Psychology of change Factor #5: Locus of Control

If you’ve been following my posts about psychology of change, you know that the first four steps you need to take are: Dissatisfaction, Discipline, Attitude, and Environment.

If you’ve come this far, I have to believe you are sincerely ready to make change happen for you. The next step is identifying the locus of control, which is what you believe to be the cause of things that happen. Who is really in charge here? Are you influenced by the Internal or External locus of control?

With an Internal Locus, you believe that you are in charge. You are the one who makes things happen, good or bad, no excuses. As Robert Schuller explained, "If it is to be, it’s up to me." The internal locus is what drives a person to challenge a difficult situation. Like the person who was told he would never walk again after an accident but manages to do so, the internal locus of control drives a person to achieve results in spite of naysayers.

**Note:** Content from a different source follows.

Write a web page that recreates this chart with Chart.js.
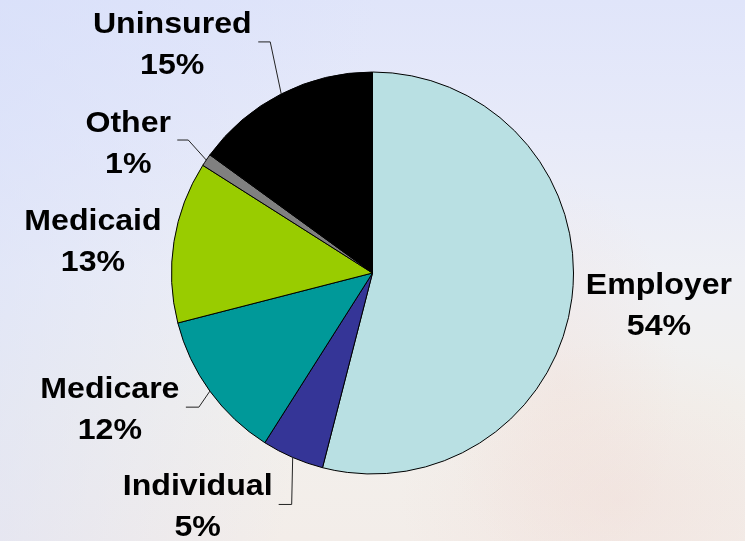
<!DOCTYPE html>
<html>
<head>
<meta charset="utf-8">
<script src="https://cdn.jsdelivr.net/npm/chart.js@4.4.1/dist/chart.umd.min.js"></script>
<style>
  html, body { margin: 0; padding: 0; }
  body {
    width: 745px; height: 541px; overflow: hidden;
    background:
      radial-gradient(ellipse 220px 160px at 620px 500px, rgba(240,214,208,.35), rgba(240,214,208,0)),
      radial-gradient(ellipse 120px 200px at 560px 380px, rgba(242,220,214,.35), rgba(242,220,214,0)),
      linear-gradient(100deg, rgba(214,222,250,.6) 0%, rgba(214,222,250,0) 45%),
      linear-gradient(to bottom, #e0e5fa 0%, #e7eaf9 25%, #eff0f5 50%, #f2f0ec 75%, #f3ede9 100%);
  }
  .stage { position: relative; width: 745px; height: 541px; }
</style>
</head>
<body>
<div class="stage"><canvas id="chart" width="745" height="541"></canvas></div>
<script>
const categories = ['Employer', 'Individual', 'Medicare', 'Medicaid', 'Other', 'Uninsured'];
const shares = [54, 5, 12, 13, 1, 15];
const colors = ['#b9e0e3', '#353597', '#009999', '#99cc00', '#808080', '#000000'];

// label placement, relative to the point on the rim at each slice's middle angle
const labelLayout = {
  Employer:   { text: [87, -4] },
  Individual: { text: [-95, 38], elbow: [-1, 47], end: [-14, 47] },
  Medicare:   { text: [-100, 7], elbow: [-11, 16], end: [-24, 16] },
  Medicaid:   { text: [-81, -12] },
  Other:      { text: [-78, -28], elbow: [-18, -20], end: [-29, -20] },
  Uninsured:  { text: [-109, -61], elbow: [-11, -52], end: [-23, -52] },
};

const pieLabels = {
  id: 'pieLabels',
  afterDatasetsDraw(chart) {
    const { ctx } = chart;
    const meta = chart.getDatasetMeta(0);
    ctx.save();
    meta.data.forEach((arc, i) => {
      const { x, y, startAngle, endAngle, outerRadius } = arc.getProps(['x', 'y', 'startAngle', 'endAngle', 'outerRadius'], true);
      const mid = (startAngle + endAngle) / 2;
      const px = x + Math.cos(mid) * outerRadius;
      const py = y + Math.sin(mid) * outerRadius;
      const lay = labelLayout[categories[i]];
      if (lay.elbow) {
        ctx.beginPath();
        ctx.strokeStyle = '#222';
        ctx.lineWidth = 1;
        ctx.moveTo(px, py);
        ctx.lineTo(px + lay.elbow[0], py + lay.elbow[1]);
        ctx.lineTo(px + lay.end[0], py + lay.end[1]);
        ctx.stroke();
      }
      const tx = px + lay.text[0];
      const ty = py + lay.text[1];
      ctx.fillStyle = '#000';
      ctx.font = 'bold 30px "Liberation Sans", Arial, sans-serif';
      ctx.textAlign = 'center';
      ctx.textBaseline = 'alphabetic';
      [categories[i], shares[i] + '%'].forEach((line, k) => {
        ctx.save();
        ctx.translate(tx, ty + k * 41);
        ctx.scale(1.07, 1);
        ctx.fillText(line, 0, 0);
        ctx.restore();
      });
    });
    ctx.restore();
  }
};

new Chart(document.getElementById('chart'), {
  type: 'pie',
  data: {
    labels: categories,
    datasets: [{ data: shares, backgroundColor: colors, borderColor: '#000', borderWidth: 1, radius: 201 }],
  },
  options: {
    responsive: false,
    animation: false,
    layout: { padding: { top: 5, bottom: 0 } },
    plugins: { legend: { display: false }, tooltip: { enabled: false } },
  },
  plugins: [pieLabels],
});
</script>
</body>
</html>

Conversely, the External Locus accepts that most things are out of your control. The stars are misaligned. Fate has dealt you a bad hand. A Higher Power is in charge. By believing in the external locus, you absolve yourself of blame and give yourself up to "what will be". "It’s not what you know but who you know" is an example of the external locus, because those who believe that Connections trump Effort in the game of life are simply making an excuse for not trying harder.

The external locus is a "creature of circumstance" while the internal locus is a "creator of circumstance". In the psychology of change, it’s essential to know where your locus of control lies so that you can understand the true source of your evolution.

Where is your locus?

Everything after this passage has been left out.